Endiandra compressa, commonly known as whitebark or greenheart, is a rainforest tree in the Lauraceae family endemic to eastern Australia. It was first described in 1919 and has been given the conservation status of least concern.

==Description==
Endiandra compressa is a tree reaching 20 m tall with a trunk diameter of 75 cm. Buttress roots are often present, particularly on larger trees. The bark is pale or light grey. The leaves are simple (i.e. undivided) and are arranged alternately on the twigs; they are glossy green and measure up to 25 cm long and 9 cm wide, with 10–12 pairs of lateral veins either side of the midrib. Fragrant, creamy yellow flowers are borne on short panicles in the leaf axils, and they are very small—the tepals are about 2 mm wide and long.

The fruit is a drupe up to 7 cm long and 4 cm wide, black or bluish black in colour. It is mostly round, but laterally flattened (or compressed), hence the species name compressa, and it contains a single large seed about 5 cm long by 3 cm wide.

===Phenology===
Flowering occurs in the months of November to December, and fruit are seen from March to November.

==Taxonomy==
The species was first described in 1919 by the Australian botanist Cyril Tenison White, based on material collected near Imbil in southeastern Queensland by F.H. Weatherhead. It was published in the Queensland government's then-named Department of Agriculture and Stock's Botany Bulletin under the title Contributions to the Queensland flora.

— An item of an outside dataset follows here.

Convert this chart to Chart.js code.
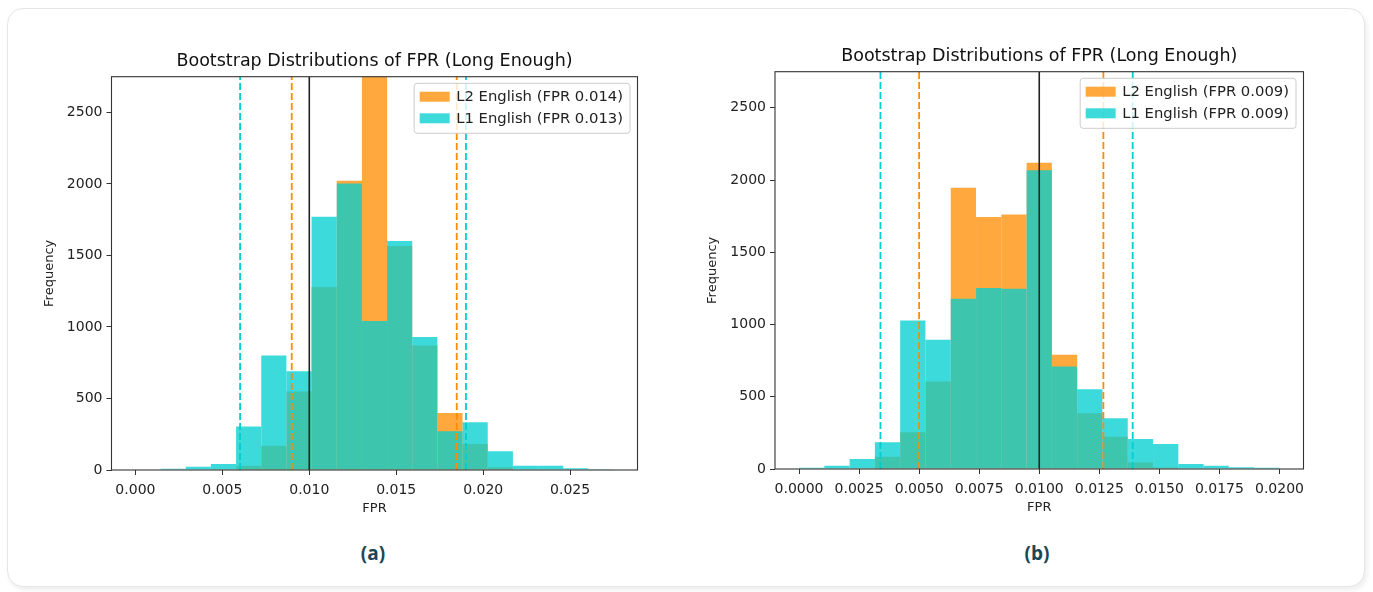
<!DOCTYPE html>
<html>
<head>
<meta charset="utf-8">
<script src="https://cdn.jsdelivr.net/npm/chart.js@4.4.1/dist/chart.umd.min.js"></script>
<style>
  html, body { margin: 0; padding: 0; background: #fff; }
  body { width: 1373px; height: 592px; position: relative; overflow: hidden; }
  .card { position: absolute; left: 7px; top: 8px; width: 1356px; height: 577px;
          border: 1px solid #e6e6e6; border-radius: 16px; background: #fff;
          box-shadow: 2px 3px 5px rgba(0,0,0,0.07); }
  canvas { position: absolute; }
  .cap { position: absolute; top: 540px; width: 80px; margin-left: -40px; text-align: center;
         font-family: "Open Sans", "Noto Sans", sans-serif; font-weight: 700; font-size: 19px; color: #1b4657; }
</style>
</head>
<body>
<div class="card"></div>
<canvas id="chartA" width="640" height="495" style="left:20px;top:25px"></canvas>
<canvas id="chartB" width="645" height="499" style="left:685px;top:20px"></canvas>
<div class="cap" style="left:373px">(a)</div>
<div class="cap" style="left:1037px">(b)</div>
<script>
const titleText = 'Bootstrap Distributions of FPR (Long Enough)';
const yTicks = [0, 500, 1000, 1500, 2000, 2500];
const refLine = 0.010;

// (a) bin centres and counts
const binsA = [0.000724, 0.002171, 0.003618, 0.005066, 0.006513, 0.007961, 0.009408, 0.010855, 0.012303, 0.013750,
               0.015197, 0.016645, 0.018092, 0.019539, 0.020987, 0.022434, 0.023882, 0.025329, 0.026776];
const l2CountsA = [0, 0, 0, 5, 30, 170, 549, 1280, 2023, 2900, 1567, 871, 399, 182, 20, 0, 0, 0, 0];
const l1CountsA = [0, 8, 23, 42, 304, 801, 691, 1771, 2004, 1042, 1602, 930, 271, 334, 131, 30, 30, 12, 2];
const xTicksA = [0.000, 0.005, 0.010, 0.015, 0.020, 0.025];
const legendA = ['L2 English (FPR 0.014)', 'L1 English (FPR 0.013)'];
const l2LinesA = [0.00899, 0.01848];
const l1LinesA = [0.00602, 0.01901];

// (b) bin centres and counts
const binsB = [0.000526, 0.001579, 0.002632, 0.003684, 0.004737, 0.005789, 0.006842, 0.007895, 0.008947, 0.010000,
               0.011053, 0.012105, 0.013158, 0.014211, 0.015263, 0.016316, 0.017368, 0.018421, 0.019474];
const l2CountsB = [0, 0, 5, 85, 254, 605, 1946, 1745, 1761, 2119, 790, 386, 224, 45, 10, 0, 0, 0, 0];
const l1CountsB = [9, 23, 69, 185, 1028, 894, 1179, 1253, 1248, 2068, 709, 552, 351, 208, 173, 35, 23, 12, 9];
const xTicksB = [0.0000, 0.0025, 0.0050, 0.0075, 0.0100, 0.0125, 0.0150, 0.0175, 0.0200];
const legendB = ['L2 English (FPR 0.009)', 'L1 English (FPR 0.009)'];
const l2LinesB = [0.0050, 0.01267];
const l1LinesB = [0.00339, 0.01389];

const FONT = "'DejaVu Sans', sans-serif";
const ORANGE = 'rgba(255,140,0,0.76)';
const CYAN = 'rgba(0,206,209,0.76)';

function pts(bins, counts) {
  return bins.map((x, i) => ({x: x, y: counts[i]}));
}

function vline(ctx, area, x, color, dash, w) {
  ctx.save();
  ctx.strokeStyle = color;
  ctx.lineWidth = w;
  ctx.setLineDash(dash);
  ctx.beginPath();
  ctx.moveTo(x, area.bottom);
  ctx.lineTo(x, area.top);
  ctx.stroke();
  ctx.restore();
}

function overlay(d) {
  return {
    id: 'overlay',
    afterDatasetsDraw(chart) {
      const ctx = chart.ctx, area = chart.chartArea, xs = chart.scales.x;
      ctx.save();
      ctx.beginPath();
      ctx.rect(area.left, area.top, area.right - area.left, area.bottom - area.top);
      ctx.clip();
      d.l2Lines.forEach(v => vline(ctx, area, xs.getPixelForValue(v), '#ff8c00', [7, 3], 1.8));
      d.l1Lines.forEach(v => vline(ctx, area, xs.getPixelForValue(v), '#00ced1', [7, 3], 1.8));
      vline(ctx, area, xs.getPixelForValue(refLine), '#222', [], 1.6);
      ctx.restore();

      // frame
      ctx.save();
      ctx.strokeStyle = '#333';
      ctx.lineWidth = 1.1;
      ctx.strokeRect(area.left, area.top, area.right - area.left, area.bottom - area.top);
      ctx.restore();

      // legend
      ctx.save();
      ctx.font = '14.8px ' + FONT;
      const tw = Math.max(...d.legend.map(t => ctx.measureText(t).width));
      const bw = 42 + tw + 7, bh = 50;
      const lx = area.right - 7.5 - bw, ly = area.top + 6.6;
      ctx.fillStyle = 'rgba(255,255,255,0.8)';
      ctx.strokeStyle = '#cccccc';
      ctx.lineWidth = 1;
      ctx.beginPath();
      ctx.roundRect(lx, ly, bw, bh, 3);
      ctx.fill();
      ctx.stroke();
      const cols = [ORANGE, CYAN];
      d.legend.forEach((t, i) => {
        const cy = ly + 13.4 + i * 21.6;
        ctx.fillStyle = cols[i];
        ctx.fillRect(lx + 5.5, cy - 5, 30, 10);
        ctx.fillStyle = '#222';
        ctx.textBaseline = 'middle';
        ctx.fillText(t, lx + 42, cy + 0.5);
      });
      ctx.restore();
    }
  };
}

function build(id, d) {
  new Chart(document.getElementById(id), {
    type: 'bar',
    data: {
      datasets: [
        {label: d.legend[0], data: pts(d.bins, d.l2), backgroundColor: ORANGE, order: 1},
        {label: d.legend[1], data: pts(d.bins, d.l1), backgroundColor: CYAN, order: 0}
      ]
    },
    options: {
      responsive: false,
      animation: false,
      devicePixelRatio: 1,
      layout: {padding: {left: 0, right: d.padRight, top: 0, bottom: 0}},
      datasets: {bar: {grouped: false, barPercentage: 1, categoryPercentage: 1, borderWidth: 0, inflateAmount: 0, clip: 0}},
      plugins: {
        legend: {display: false},
        tooltip: {enabled: false},
        title: {display: true, text: titleText, color: '#111', fullSize: false,
                font: {family: FONT, size: 17.5, weight: 'normal', lineHeight: 1.2},
                padding: {top: d.titleTop, bottom: d.titleBottom}}
      },
      scales: {
        x: {
          type: 'linear', min: d.xMin, max: d.xMax, offset: false,
          afterBuildTicks: s => { s.ticks = d.xTicks.map(v => ({value: v})); },
          afterFit: s => { s.height = 50; },
          ticks: {callback: v => v.toFixed(d.dec), color: '#222', font: {family: FONT, size: 14},
                  padding: 7, maxRotation: 0, autoSkip: false},
          grid: {display: true, drawOnChartArea: false, drawTicks: true, tickLength: 5, color: '#333', offset: false},
          border: {display: false},
          title: {display: true, text: 'FPR', color: '#222', font: {family: FONT, size: 13, lineHeight: 1.2},
                  padding: {top: 0, bottom: d.xTitleBottom}}
        },
        y: {
          type: 'linear', min: 0, max: 2750,
          afterBuildTicks: s => { s.ticks = yTicks.map(v => ({value: v})); },
          afterFit: s => { s.width = d.yWidth; },
          ticks: {callback: v => String(v), color: '#222', font: {family: FONT, size: 14}, padding: 4},
          grid: {display: true, drawOnChartArea: false, drawTicks: true, tickLength: 5, color: '#333'},
          border: {display: false},
          title: {display: true, text: 'Frequency', color: '#222', font: {family: FONT, size: 13, lineHeight: 1.2},
                  padding: {top: d.yTitleTop, bottom: 0}}
        }
      }
    },
    plugins: [overlay(d)]
  });
}

build('chartA', {
  bins: binsA, l2: l2CountsA, l1: l1CountsA, xTicks: xTicksA, legend: legendA,
  l2Lines: l2LinesA, l1Lines: l1LinesA, dec: 3,
  xMin: -0.001375, xMax: 0.028875,
  padRight: 22.5, yWidth: 91.5, yTitleTop: 21.4,
  titleTop: 26, titleBottom: 4.7, xTitleBottom: 3.5
});

build('chartB', {
  bins: binsB, l2: l2CountsB, l1: l1CountsB, xTicks: xTicksB, legend: legendB,
  l2Lines: l2LinesB, l1Lines: l1LinesB, dec: 4,
  xMin: -0.001, xMax: 0.021,
  padRight: 26.5, yWidth: 90, yTitleTop: 19.7,
  titleTop: 26.2, titleBottom: 4.5, xTitleBottom: 3.2
});
</script>
</body>
</html>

==Distribution and habitat==
The natural distribution is from the Nambucca River in northeast New South Wales to Kutini-Payamu National Park, in Cape York Peninsula, Queensland. It grows in well developed rainforest on a variety of soil types, at altitudes from sea level to 450 m altitude.

==Conservation==
As of November 2024, this species has been assessed to be of least concern by the International Union for Conservation of Nature and by the Queensland Government under its Nature Conservation Act.

==Ecology==
The butterfly Chaetocneme porphyropis feeds on the leaves of this tree.